European Central Bank (ECB) board member Yves Mersch has said that banks should “segregate” their dealings in cryptocurrencies from other activities, Reuters reported May 14.

Reuters quotes Mersch as raising concerns over the high volatility of crypto markets, emphasizing that digital tokens “do not qualify as money,” and that their issuers, as well as dealers, exchanges, banks, or clearing houses, should be regulated.

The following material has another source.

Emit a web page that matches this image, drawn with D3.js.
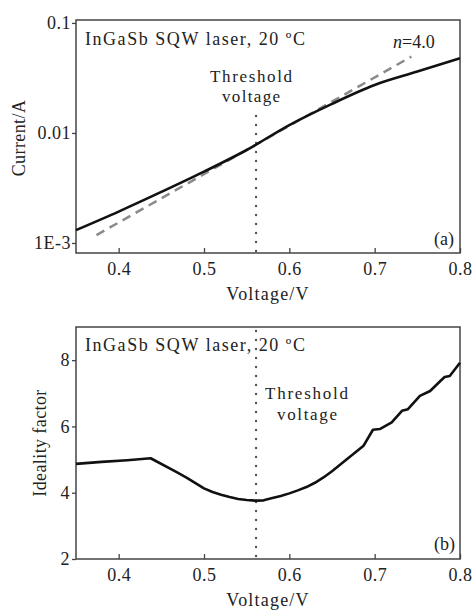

Mersch reportedly noted that even at its peak market capitalization in January 2018 –  which Mersch mistakenly reports as $432 bln rather than the actual $800 bln – the crypto market is still too small to threaten financial stability. He said however that if cryptocurrencies were to be used as collateral for bank loans or for settling trades at clearing houses, there would be an argument for such activities being “ring-fenced” from other trading and investments.

As Reuters notes, the European banks regulated by ECB are not currently dealing in crypto. In the US, investment banking giant Goldman Sachs recently announced it would be opening a crypto trading desk “within weeks.”

ECB’s Yves Mersch has been a staunch critic of the increasing interconnection of the traditional financial sector with the cryptocurrency space, saying that cryptocurrencies pose a risk of “contagion and contamination of the existing financial system” in February this year.

Notwithstanding Mersch’s concerns – that are shared by others such as the Bank of International Settlements’ (BIS) Augustín Carstens – the ECB’s Chair of the Supervisory Board Daniele Nouy told CNBC in February that future involvement of the ECB in cryptocurrency regulation was likely to be “very, very low”.

In March, ECB and BIS issued a statement on Bitcoin, as well as central bank-issued digital currencies (CBDCs), saying they are “not the answer to the cashless economy.”

ECB has however championed blockchain’s potential for transforming securities settlements, against the backdrop of the European Commission’s Blockchain Observatory, which aims at “uniting” the European economy around the technology.